● YOUR INSTRUCTIONS
Here is the task for the listing below: output exactly the lines from the one containing "Recreate this image" through the one containing "const goal = [8.4, 9, 7.87];", and leave out the pictures.

● INPUT MATERIAL
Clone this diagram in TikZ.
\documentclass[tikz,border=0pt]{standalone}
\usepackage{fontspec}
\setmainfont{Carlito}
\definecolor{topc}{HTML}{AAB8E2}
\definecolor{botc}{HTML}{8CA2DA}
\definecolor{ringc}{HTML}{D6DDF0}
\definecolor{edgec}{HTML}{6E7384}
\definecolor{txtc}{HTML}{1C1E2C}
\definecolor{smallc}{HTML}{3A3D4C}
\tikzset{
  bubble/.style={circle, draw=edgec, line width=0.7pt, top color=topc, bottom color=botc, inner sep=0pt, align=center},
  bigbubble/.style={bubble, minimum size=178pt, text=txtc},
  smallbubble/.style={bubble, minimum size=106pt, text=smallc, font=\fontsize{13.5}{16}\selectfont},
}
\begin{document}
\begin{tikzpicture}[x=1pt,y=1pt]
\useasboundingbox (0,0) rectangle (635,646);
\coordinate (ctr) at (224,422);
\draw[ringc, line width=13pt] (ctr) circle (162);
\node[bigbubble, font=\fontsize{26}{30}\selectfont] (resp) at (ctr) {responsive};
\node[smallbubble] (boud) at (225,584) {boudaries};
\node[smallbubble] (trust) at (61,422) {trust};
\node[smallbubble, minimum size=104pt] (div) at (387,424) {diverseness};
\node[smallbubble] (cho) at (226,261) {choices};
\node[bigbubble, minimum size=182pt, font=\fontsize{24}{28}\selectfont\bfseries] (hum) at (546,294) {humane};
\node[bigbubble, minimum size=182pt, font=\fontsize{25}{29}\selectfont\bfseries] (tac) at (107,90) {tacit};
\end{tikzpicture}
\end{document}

==

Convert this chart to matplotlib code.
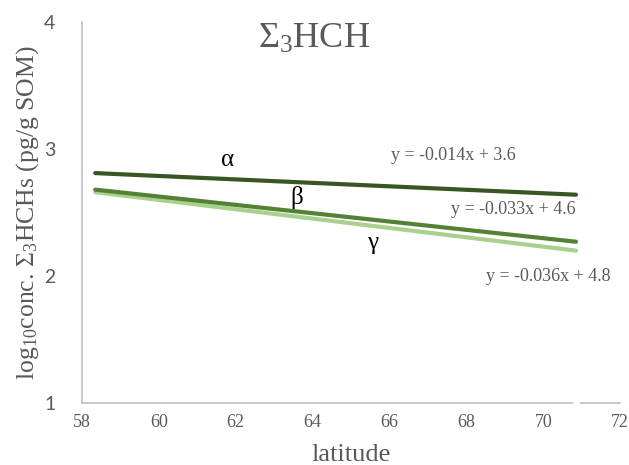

--

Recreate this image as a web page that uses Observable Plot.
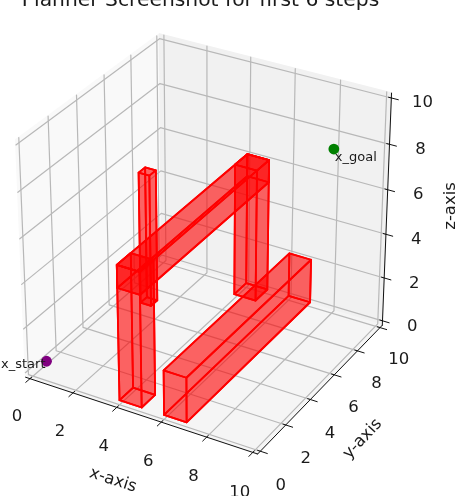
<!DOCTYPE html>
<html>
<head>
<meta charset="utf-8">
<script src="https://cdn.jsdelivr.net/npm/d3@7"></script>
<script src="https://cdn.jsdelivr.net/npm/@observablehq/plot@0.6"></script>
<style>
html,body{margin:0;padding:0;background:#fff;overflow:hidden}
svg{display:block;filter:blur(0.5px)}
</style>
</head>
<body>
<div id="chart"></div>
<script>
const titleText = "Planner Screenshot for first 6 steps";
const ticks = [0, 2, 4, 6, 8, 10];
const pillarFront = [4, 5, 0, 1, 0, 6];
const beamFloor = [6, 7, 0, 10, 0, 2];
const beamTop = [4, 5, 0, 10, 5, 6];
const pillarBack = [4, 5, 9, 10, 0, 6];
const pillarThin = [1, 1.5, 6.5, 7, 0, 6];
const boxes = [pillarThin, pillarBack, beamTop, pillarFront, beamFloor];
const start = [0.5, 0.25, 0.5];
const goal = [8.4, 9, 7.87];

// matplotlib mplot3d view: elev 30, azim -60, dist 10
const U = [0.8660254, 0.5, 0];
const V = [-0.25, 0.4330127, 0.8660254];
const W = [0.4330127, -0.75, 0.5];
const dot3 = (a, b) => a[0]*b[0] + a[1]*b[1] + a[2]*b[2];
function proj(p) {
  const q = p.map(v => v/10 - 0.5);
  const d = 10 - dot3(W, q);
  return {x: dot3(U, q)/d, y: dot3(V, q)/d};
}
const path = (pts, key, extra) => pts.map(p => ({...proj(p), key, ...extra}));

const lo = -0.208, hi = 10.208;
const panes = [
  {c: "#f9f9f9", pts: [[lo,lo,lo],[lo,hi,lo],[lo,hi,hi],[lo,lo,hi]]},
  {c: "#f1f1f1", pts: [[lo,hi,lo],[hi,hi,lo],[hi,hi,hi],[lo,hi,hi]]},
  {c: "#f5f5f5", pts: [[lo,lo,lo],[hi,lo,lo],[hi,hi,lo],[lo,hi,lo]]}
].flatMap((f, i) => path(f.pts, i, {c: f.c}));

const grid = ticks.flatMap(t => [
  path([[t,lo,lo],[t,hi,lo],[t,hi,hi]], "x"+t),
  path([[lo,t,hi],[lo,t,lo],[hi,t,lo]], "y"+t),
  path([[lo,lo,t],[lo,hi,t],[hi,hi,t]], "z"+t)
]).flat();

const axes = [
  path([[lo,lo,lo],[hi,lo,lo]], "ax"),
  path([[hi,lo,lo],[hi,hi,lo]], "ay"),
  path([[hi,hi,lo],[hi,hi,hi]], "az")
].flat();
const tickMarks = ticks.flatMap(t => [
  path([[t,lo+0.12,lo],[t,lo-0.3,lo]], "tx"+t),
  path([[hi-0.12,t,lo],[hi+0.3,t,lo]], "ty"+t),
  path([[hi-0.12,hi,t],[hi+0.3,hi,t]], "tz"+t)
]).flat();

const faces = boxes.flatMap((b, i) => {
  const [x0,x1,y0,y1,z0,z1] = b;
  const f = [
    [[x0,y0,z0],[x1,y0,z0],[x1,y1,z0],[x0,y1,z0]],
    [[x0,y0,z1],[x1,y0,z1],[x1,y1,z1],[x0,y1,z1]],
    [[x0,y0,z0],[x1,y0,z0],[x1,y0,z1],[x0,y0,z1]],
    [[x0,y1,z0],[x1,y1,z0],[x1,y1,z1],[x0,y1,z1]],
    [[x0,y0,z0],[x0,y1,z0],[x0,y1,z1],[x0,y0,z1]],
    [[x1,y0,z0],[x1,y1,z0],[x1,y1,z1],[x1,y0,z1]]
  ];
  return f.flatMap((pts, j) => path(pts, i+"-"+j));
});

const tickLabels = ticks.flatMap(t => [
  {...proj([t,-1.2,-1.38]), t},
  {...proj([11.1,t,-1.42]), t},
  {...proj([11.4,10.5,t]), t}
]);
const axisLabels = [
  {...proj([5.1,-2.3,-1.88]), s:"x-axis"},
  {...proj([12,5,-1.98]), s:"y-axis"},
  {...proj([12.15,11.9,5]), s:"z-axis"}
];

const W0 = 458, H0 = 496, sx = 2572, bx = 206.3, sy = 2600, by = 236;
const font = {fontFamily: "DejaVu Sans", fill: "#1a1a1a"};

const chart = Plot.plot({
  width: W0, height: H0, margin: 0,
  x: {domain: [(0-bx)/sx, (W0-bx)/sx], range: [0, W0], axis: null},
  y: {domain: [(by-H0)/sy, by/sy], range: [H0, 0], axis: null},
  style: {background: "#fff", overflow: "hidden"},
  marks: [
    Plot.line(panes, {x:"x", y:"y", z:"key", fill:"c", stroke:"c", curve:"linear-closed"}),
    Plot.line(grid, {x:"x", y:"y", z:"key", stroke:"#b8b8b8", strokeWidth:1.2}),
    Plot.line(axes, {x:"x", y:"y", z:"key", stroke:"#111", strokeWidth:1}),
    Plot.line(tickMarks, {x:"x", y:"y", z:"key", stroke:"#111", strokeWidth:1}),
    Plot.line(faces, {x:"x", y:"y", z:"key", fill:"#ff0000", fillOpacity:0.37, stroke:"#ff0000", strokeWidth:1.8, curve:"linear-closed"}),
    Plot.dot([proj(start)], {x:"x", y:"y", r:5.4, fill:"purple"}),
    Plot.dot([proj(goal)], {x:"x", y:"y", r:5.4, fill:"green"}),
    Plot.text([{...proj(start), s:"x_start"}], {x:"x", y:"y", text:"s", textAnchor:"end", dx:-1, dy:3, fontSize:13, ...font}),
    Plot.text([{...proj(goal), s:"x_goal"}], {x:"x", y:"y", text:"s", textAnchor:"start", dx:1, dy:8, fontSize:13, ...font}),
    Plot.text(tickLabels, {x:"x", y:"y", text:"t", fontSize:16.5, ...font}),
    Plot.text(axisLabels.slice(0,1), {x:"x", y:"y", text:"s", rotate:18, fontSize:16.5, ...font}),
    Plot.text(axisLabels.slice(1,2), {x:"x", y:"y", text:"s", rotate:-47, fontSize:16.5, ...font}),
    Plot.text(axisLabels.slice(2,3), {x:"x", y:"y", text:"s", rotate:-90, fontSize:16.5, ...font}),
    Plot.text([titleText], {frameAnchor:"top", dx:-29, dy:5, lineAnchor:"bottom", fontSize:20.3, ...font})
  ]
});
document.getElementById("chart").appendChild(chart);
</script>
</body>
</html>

● OUTPUT
Recreate this image as a web page that uses Observable Plot.
<!DOCTYPE html>
<html>
<head>
<meta charset="utf-8">
<script src="https://cdn.jsdelivr.net/npm/d3@7"></script>
<script src="https://cdn.jsdelivr.net/npm/@observablehq/plot@0.6"></script>
<style>
html,body{margin:0;padding:0;background:#fff;overflow:hidden}
svg{display:block;filter:blur(0.5px)}
</style>
</head>
<body>
<div id="chart"></div>
<script>
const titleText = "Planner Screenshot for first 6 steps";
const ticks = [0, 2, 4, 6, 8, 10];
const pillarFront = [4, 5, 0, 1, 0, 6];
const beamFloor = [6, 7, 0, 10, 0, 2];
const beamTop = [4, 5, 0, 10, 5, 6];
const pillarBack = [4, 5, 9, 10, 0, 6];
const pillarThin = [1, 1.5, 6.5, 7, 0, 6];
const boxes = [pillarThin, pillarBack, beamTop, pillarFront, beamFloor];
const start = [0.5, 0.25, 0.5];
const goal = [8.4, 9, 7.87];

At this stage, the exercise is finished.